Coronavirus: Epidemiologe alarmiert wegen Grenz-Öffnung
Trotz des Coronavirus sollen die Grenzen zu den Nachbarländern am 15. Juni geöffnet werden, so der Bundesrat. Epidemiologen sind dagegen.
Das Wichtigste in Kürze
- Ab dem 15. Juni sollen die Grenzen zu den Nachbarländern wieder geöffnet werden.
- Epidemiologen stehen diesem Entschluss kritisch gegenüber.
- Die Grenzöffnung sei ein grosser Faktor für eine zweite Welle.
Mit der Bedingung, dass der Verlauf der Pandemie weiterhin positiv bleibt, sollen die Schweizer Grenzen am 15. Juni wieder geöffnet werden, trotz Coronavirus. Dies eröffnete Bundesrätin Karin Keller-Sutter gestern Mittwoch an einer Medienkonferenz.
Die Gespräche mit den Innenministern von Österreich, Deutschland und Frankreich hätten gezeigt, dass alle Normalität zurück wollen. Die Aufhebung der Grenzsperre im Süden sei derweil aber noch kein Thema. Am 27. Mai sollen die definitiven Entscheide fallen.

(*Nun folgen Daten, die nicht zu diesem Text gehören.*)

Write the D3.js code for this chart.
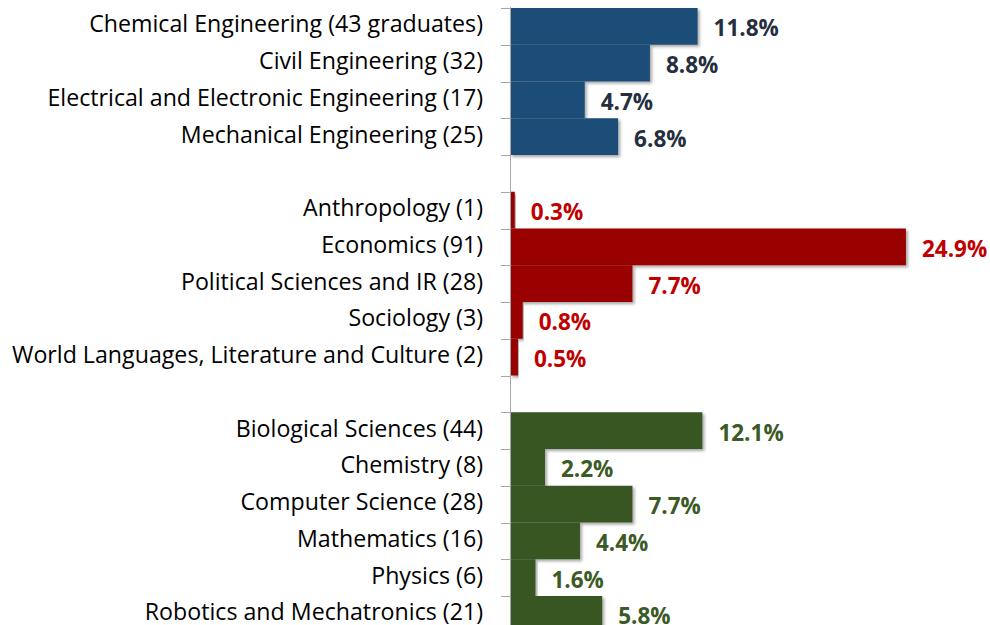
<!DOCTYPE html>
<html>
<head>
<meta charset="utf-8">
<script src="https://cdn.jsdelivr.net/npm/d3@7"></script>
<style>
  body { margin: 0; background: #fff; overflow: hidden; }
  svg { display: block; }
</style>
</head>
<body>
<svg id="chart"></svg>
<script>
// majors, graduate counts, share of graduates (%) and school group
var majors = ["Chemical Engineering", "Civil Engineering", "Electrical and Electronic Engineering", "Mechanical Engineering",
    "Anthropology", "Economics", "Political Sciences and IR", "Sociology", "World Languages, Literature and Culture",
    "Biological Sciences", "Chemistry", "Computer Science", "Mathematics", "Physics", "Robotics and Mechatronics"]
var counts = [43, 32, 17, 25, 1, 91, 28, 3, 2, 44, 8, 28, 16, 6, 21]
var shares = [11.8, 8.8, 4.7, 6.8, 0.3, 24.9, 7.7, 0.8, 0.5, 12.1, 2.2, 7.7, 4.4, 1.6, 5.8]
var groups = ["eng", "eng", "eng", "eng", "ssh", "ssh", "ssh", "ssh", "ssh", "sci", "sci", "sci", "sci", "sci", "sci"]

var barColor = {eng: "#1f4e79", ssh: "#990000", sci: "#375623"}
var labelColor = {eng: "#262f3d", ssh: "#c00000", sci: "#3b5a25"}

var data = majors.map(function(m, i){
    return {key: m, label: m + " (" + (i == 0 ? counts[i] + " graduates" : counts[i]) + ")",
            value: shares[i], group: groups[i]}
})

// band slots, with an empty slot between groups
var slots = []
data.forEach(function(d, i){
    if (i > 0 && d.group != data[i-1].group) slots.push("gap" + i)
    slots.push(d.key)
})

var width = 990, height = 625
var axisX = 510
var band = 36.75

var svg = d3.select("#chart").attr("width", width).attr("height", height)

var defs = svg.append("defs")
defs.append("filter").attr("id", "shadow").attr("x", "-5%").attr("y", "-20%").attr("width", "115%").attr("height", "150%")
    .append("feDropShadow")
    .attr("dx", 2).attr("dy", 2).attr("stdDeviation", 1.6)
    .attr("flood-color", "#000").attr("flood-opacity", 0.35)

var y = d3.scaleBand().domain(slots).range([8, 8 + band * slots.length]).padding(0)
var x = d3.scaleLinear().domain([0, 25]).range([axisX, axisX + 397.5])

// bars
svg.append("g").selectAll("rect").data(data).enter().append("rect")
    .attr("x", x(0))
    .attr("y", function(d){ return y(d.key) })
    .attr("width", function(d){ return x(d.value) - x(0) })
    .attr("height", y.bandwidth())
    .attr("fill", function(d){ return barColor[d.group] })
    .attr("filter", "url(#shadow)")

// axis line and ticks at band boundaries
var bounds = slots.map(function(s){ return y(s) })
bounds.push(y(slots[slots.length-1]) + y.bandwidth())
var ax = svg.append("g").attr("stroke", "#a6a6a6").attr("stroke-width", 1)
ax.append("line").attr("x1", axisX + 0.5).attr("x2", axisX + 0.5).attr("y1", 7).attr("y2", height + 20)
ax.selectAll("line.tick").data(bounds).enter().append("line").attr("class", "tick")
    .attr("x1", axisX - 9).attr("x2", axisX)
    .attr("y1", function(d){ return Math.round(d) + 0.5 })
    .attr("y2", function(d){ return Math.round(d) + 0.5 })

// category labels
svg.append("g").selectAll("text").data(data).enter().append("text")
    .attr("x", axisX - 27)
    .attr("y", function(d){ return y(d.key) + y.bandwidth()/2 - 2 })
    .attr("dy", "0.35em")
    .attr("text-anchor", "end")
    .attr("font-family", "'Open Sans', sans-serif")
    .attr("font-size", "23.2px")
    .attr("fill", "#000")
    .text(function(d){ return d.label })

// value labels
svg.append("g").selectAll("text").data(data).enter().append("text")
    .attr("x", function(d){ return x(d.value) + 16 })
    .attr("y", function(d){ return y(d.key) + y.bandwidth()/2 + 2 })
    .attr("dy", "0.35em")
    .attr("font-family", "'Open Sans', sans-serif")
    .attr("font-weight", "bold")
    .attr("font-size", "22.5px")
    .attr("fill", function(d){ return labelColor[d.group] })
    .text(function(d){ return d.value.toFixed(1) + "%" })
</script>
</body>
</html>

Grenzöffnung kann erneute Welle begünstigen
Am Montag sprach Epidemiologe Marcel Salathé in «10vor10» davon, dass eine Grenzöffnung der wichtigste Faktor für eine zweite Welle sei. «Irgendwann werden die meisten Fälle wieder aus dem Ausland kommen», so Salathé.
Auch Andreas Cerny, Epidemiologe an der Universität Bern, steht der Grenzöffnung eher kritisch gegenüber. Gegenüber Nau.ch erklärt er seine Sichtweise. «Generell bedeutet die Grenzöffnung vermehrte Mobilität und vermehrte Kontakte mit einem erhöhten Risiko des Wiederaufflackern der Epidemie.»
Die Grenzen zu Ländern zu öffnen, in welchen das Coronavirus stärker verbreitet sei, könne ein erneutes Übergreifen der Pandemie begünstigen. Ähnlich sei es auch bei Ländern mit weniger strengen Massnahmen.
Schliessung der Grenzen half gegen Coronavirus
«Die drei Massnahmen, welche uns geholfen haben, das Virus unter Kontrolle zu bekommen, waren: Vermeidung des Kontaktes zwischen den Menschen, Hygienemassnahmen und Einschränkung der Mobilität», stellt Cerny klar.
Für Cerny ist klar - die zweite Welle wird dort entstehen, wo wir dem Virus eine Chance geben. Da die Massnahmen beinahe überall gleichzeitig gelockert wurden, liesse eine zweite Welle wohl nicht lang auf sich warten.
Zwar könne man die neuen Fälle anfangs noch via Contact-Tracing zurückverfolgen. Aber: «Ich fürchte, dass es rasch zu viele Fälle geben wird, und dass die Epidemie wieder aus dem Ruder läuft.»
Überhastige Lockerungen führen zu Wiederaufflammen
Cerny befürchtet ein eventuelles Wiederaufflammen des Coronavirus nicht nur aufgrund der Grenzöffnungen. «Es sind vielmehr die überhastigen Lockerungen in allen Lebensbereichen, welche die zweite Welle antreiben könnten», gibt er zu bedenken.
Persönlich begrüsse er zwar die Grenzöffnung als Teil der gestaffelt stattfindenden Massnahmen. Doch das bisher vorgelegte Tempo war ihm entschieden zu schnell. Und: «Ich hätte mir gewünscht dass die Empfehlung zum Maskentragen im öffentlichen Raum klarer und entschiedener gemacht worden wäre.»